Source excerpt:

---------------

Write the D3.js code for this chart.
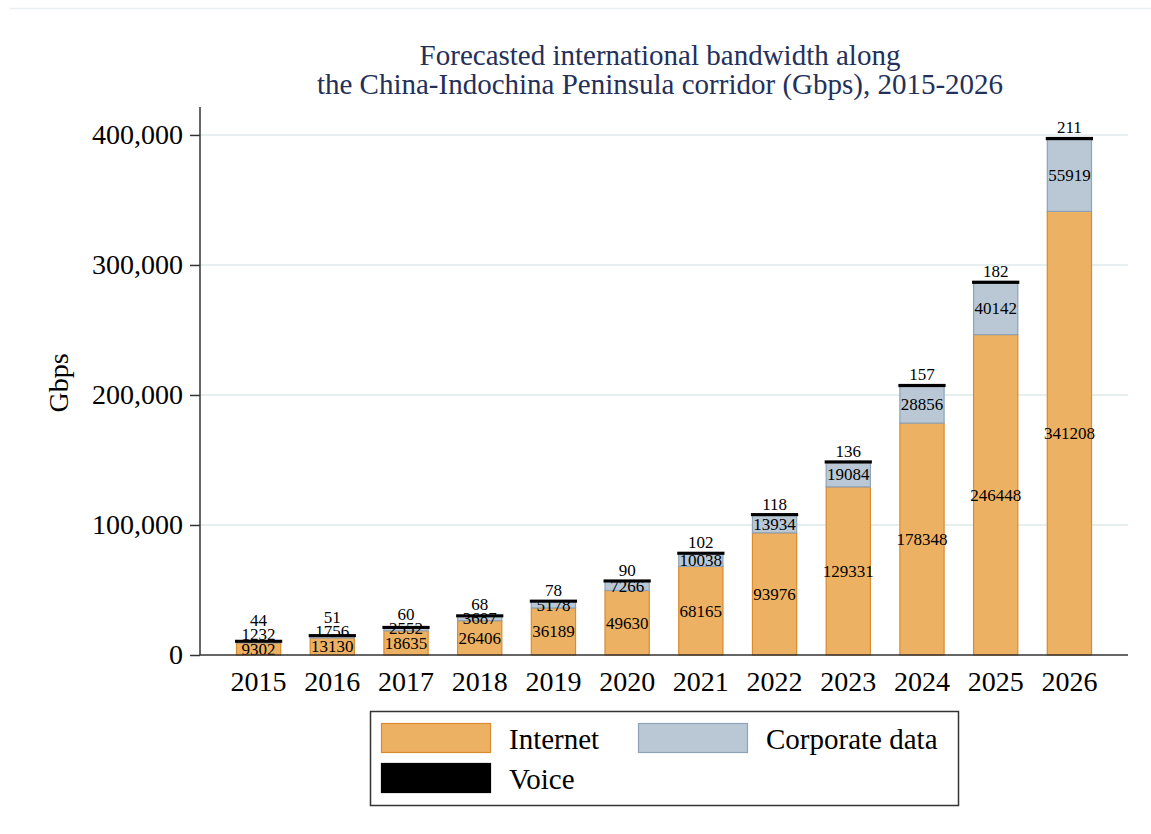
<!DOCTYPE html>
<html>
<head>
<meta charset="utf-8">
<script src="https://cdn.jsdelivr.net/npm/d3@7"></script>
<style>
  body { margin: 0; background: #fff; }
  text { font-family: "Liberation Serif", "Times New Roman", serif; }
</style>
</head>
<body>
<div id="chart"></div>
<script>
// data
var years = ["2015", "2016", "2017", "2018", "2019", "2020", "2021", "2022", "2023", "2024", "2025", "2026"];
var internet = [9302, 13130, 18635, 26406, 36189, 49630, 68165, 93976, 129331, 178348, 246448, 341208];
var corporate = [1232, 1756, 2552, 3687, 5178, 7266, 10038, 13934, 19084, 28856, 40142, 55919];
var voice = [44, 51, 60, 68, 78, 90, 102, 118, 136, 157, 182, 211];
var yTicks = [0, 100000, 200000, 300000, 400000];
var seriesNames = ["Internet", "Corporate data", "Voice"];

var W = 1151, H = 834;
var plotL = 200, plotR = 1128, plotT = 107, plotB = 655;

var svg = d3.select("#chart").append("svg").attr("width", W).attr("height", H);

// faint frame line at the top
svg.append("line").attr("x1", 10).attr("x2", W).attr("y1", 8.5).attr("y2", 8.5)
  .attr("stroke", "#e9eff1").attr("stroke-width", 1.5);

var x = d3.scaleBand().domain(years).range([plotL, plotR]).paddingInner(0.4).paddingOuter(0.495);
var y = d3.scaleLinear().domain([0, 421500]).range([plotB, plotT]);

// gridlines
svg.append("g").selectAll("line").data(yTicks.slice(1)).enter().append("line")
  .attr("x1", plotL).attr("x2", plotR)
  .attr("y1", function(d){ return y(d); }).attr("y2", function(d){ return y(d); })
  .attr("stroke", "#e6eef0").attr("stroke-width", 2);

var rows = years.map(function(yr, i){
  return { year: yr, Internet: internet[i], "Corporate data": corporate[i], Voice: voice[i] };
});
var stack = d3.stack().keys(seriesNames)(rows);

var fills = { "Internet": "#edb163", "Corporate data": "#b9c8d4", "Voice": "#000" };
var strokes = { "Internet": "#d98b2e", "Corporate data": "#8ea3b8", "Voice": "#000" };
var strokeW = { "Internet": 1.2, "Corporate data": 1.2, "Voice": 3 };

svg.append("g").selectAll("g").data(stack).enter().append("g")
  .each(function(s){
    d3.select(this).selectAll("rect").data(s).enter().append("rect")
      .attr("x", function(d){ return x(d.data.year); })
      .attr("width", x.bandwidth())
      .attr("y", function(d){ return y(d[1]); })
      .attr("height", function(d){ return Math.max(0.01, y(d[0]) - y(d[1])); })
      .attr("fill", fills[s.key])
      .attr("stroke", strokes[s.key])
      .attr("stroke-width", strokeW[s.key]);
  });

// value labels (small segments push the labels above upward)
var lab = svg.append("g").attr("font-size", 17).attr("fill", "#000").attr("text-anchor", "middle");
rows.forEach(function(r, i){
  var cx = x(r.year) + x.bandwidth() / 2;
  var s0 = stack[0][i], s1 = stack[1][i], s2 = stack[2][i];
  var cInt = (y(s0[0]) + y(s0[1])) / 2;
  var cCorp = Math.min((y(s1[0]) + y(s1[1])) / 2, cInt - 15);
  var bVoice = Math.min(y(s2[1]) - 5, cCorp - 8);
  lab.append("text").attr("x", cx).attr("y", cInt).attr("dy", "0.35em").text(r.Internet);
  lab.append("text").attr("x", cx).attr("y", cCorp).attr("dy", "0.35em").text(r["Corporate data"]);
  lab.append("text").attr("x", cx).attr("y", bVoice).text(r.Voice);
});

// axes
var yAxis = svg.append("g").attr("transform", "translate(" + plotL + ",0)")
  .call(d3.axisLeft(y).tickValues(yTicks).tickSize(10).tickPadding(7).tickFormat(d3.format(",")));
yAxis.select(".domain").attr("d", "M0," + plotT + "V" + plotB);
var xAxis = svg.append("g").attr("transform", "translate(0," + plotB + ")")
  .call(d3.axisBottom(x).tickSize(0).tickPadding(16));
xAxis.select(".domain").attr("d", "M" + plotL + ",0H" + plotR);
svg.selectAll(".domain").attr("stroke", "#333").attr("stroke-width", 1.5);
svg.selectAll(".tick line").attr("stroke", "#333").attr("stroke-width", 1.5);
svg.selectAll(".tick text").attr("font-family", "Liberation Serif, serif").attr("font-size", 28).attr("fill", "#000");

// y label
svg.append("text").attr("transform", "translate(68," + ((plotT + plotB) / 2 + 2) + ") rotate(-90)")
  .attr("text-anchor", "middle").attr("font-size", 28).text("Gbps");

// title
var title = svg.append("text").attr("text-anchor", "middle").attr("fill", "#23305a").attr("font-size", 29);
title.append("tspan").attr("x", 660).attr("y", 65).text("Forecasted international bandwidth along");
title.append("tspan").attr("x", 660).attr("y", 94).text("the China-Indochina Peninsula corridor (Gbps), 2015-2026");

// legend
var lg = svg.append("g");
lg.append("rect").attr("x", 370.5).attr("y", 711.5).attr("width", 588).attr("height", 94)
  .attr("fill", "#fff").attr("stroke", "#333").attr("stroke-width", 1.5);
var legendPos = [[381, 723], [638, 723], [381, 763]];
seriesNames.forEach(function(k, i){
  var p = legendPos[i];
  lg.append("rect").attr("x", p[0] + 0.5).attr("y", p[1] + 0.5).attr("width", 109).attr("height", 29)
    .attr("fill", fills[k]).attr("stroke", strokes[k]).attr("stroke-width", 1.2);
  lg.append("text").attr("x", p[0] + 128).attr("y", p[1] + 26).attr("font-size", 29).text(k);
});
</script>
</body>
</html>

---------------

Task prompt: Tally the lines containing "chart". Provide the number without any other words.

Reply: 3